Ali Sadikin (1926-2008) adalah legenda. Reputasi itu, yang telah diperolehnya sejak masih hidup, sebagian besar disumbang oleh karakter dan kepemimpinannya yang kharismatik. Sebagai pemimpin, Bang Ali memang bukan hanya tegas, tetapi juga berani memikul tanggung jawab atas seluruh keputusan yang diambilnya, meskipun hal itu akan merugikan namanya.
Ketika pemerintah pusat angkat tangan saat dimintai anggaran untuk menata ibukota, misalnya, sementara di sisi lain banyak uang berseliweran di tengah masyarakat, Ali Sadikin dengan berani memutuskan untuk melegalisasi judi dan memajakinya. Ia mengatur bahwa judi boleh dilakukan oleh kalangan tertentu secara terbatas.

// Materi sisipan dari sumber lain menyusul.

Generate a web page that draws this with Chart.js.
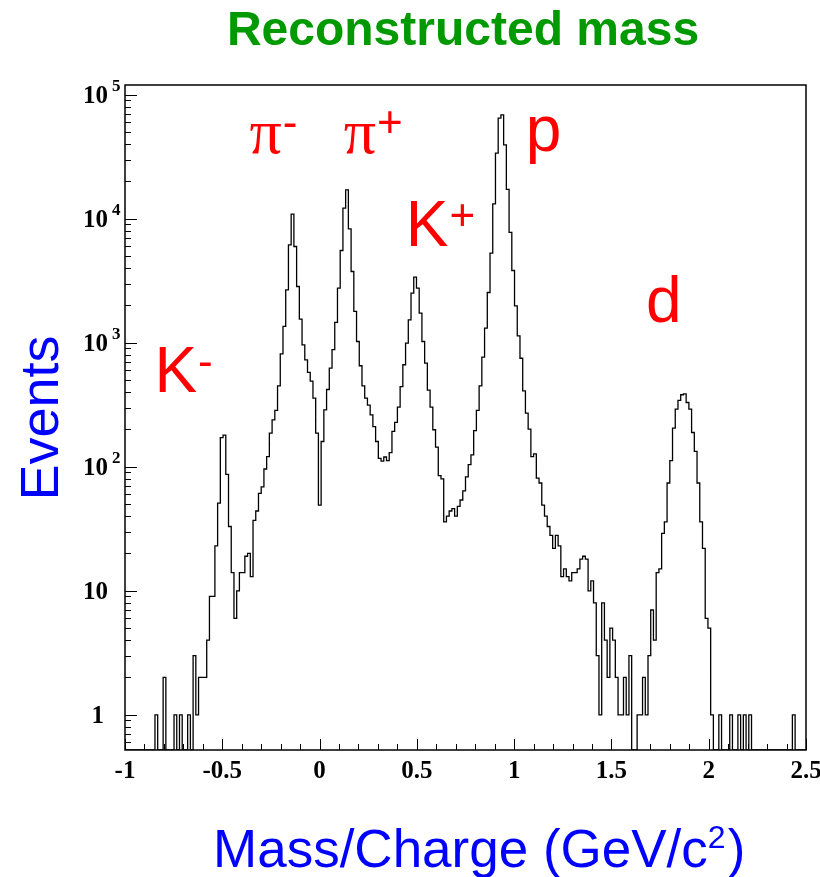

Sebagai orang beragama, Bang Ali tentu saja tahu judi itu haram. Bahkan, ia mengakui tidak ada satupun agama yang membenarkannya. Namun, sebagai pemimpin ia melihat di satu sisi banyak orang Jakarta yang rutin menghambur-hamburkan uangnya di Makau, padahal di sisi yang lain pemerintah daerah sedang kesulitan anggaran untuk membangun jalan, sekolah, puskesmas, pasar, dan lain-lain yang jadi kebutuhan masyarakat. Sebagai pejabat publik, ia berkepentingan agar kebutuhan-kebutuhan rakyat tadi bisa terpenuhi.
Ketika keputusan itu diambil, Bang Ali mengaku tidak berkonsultasi terlebih dulu kepada DPRD. Sebab, jika itu dilakukannya, lalu izin itu diperoleh, lembaga itu pastilah akan dicaci maki masyarakat. Ali Sadikin tidak menginginkan itu terjadi. Ia memilih untuk memikul tanggung jawab itu sendirian, meskipun orang kemudian mencapnya sebagai “gubernur judi”, bahkan “gubernur maksiat”. Kepada orang-orang yang tidak menyetujui keputusannya, Bang Ali juga tak pernah menyalahkan, atau berkonfrontasi dengan mereka. Secara berkelakar ia hanya menyarankan agar mereka membeli helikopter. Sebab, jalan-jalan di DKI ketika itu dibangun oleh pajak judi. Jawaban kocak semacam itu telah membuat kebijakan kontroversialnya kemudian tidak berkembang menjadi sumber konflik yang lebih tajam di tengah masyarakat.
Kini terus terang sangat sukar menemukan karakter semacam itu. Para pemimpin hari ini kebanyakan lebih suka menyalahkan atau melemparkan tanggung jawab kepada anak buahnya daripada mengambil risiko tampil tidak populer.
Menolak Presiden 3 Periode
Ketika saya datang ke kantor Bang Ali di Balaikota, kurang lebih sebulan sebelum ia lengser sebagai Gubernur DKI Jakarta pada 11 Juli 1977, untuk memberitahukan rencana aksi pencalonan dirinya sebagai presiden, latar belakang yang telah mendorong saya untuk mencalonkannya juga tak lain soal leadership.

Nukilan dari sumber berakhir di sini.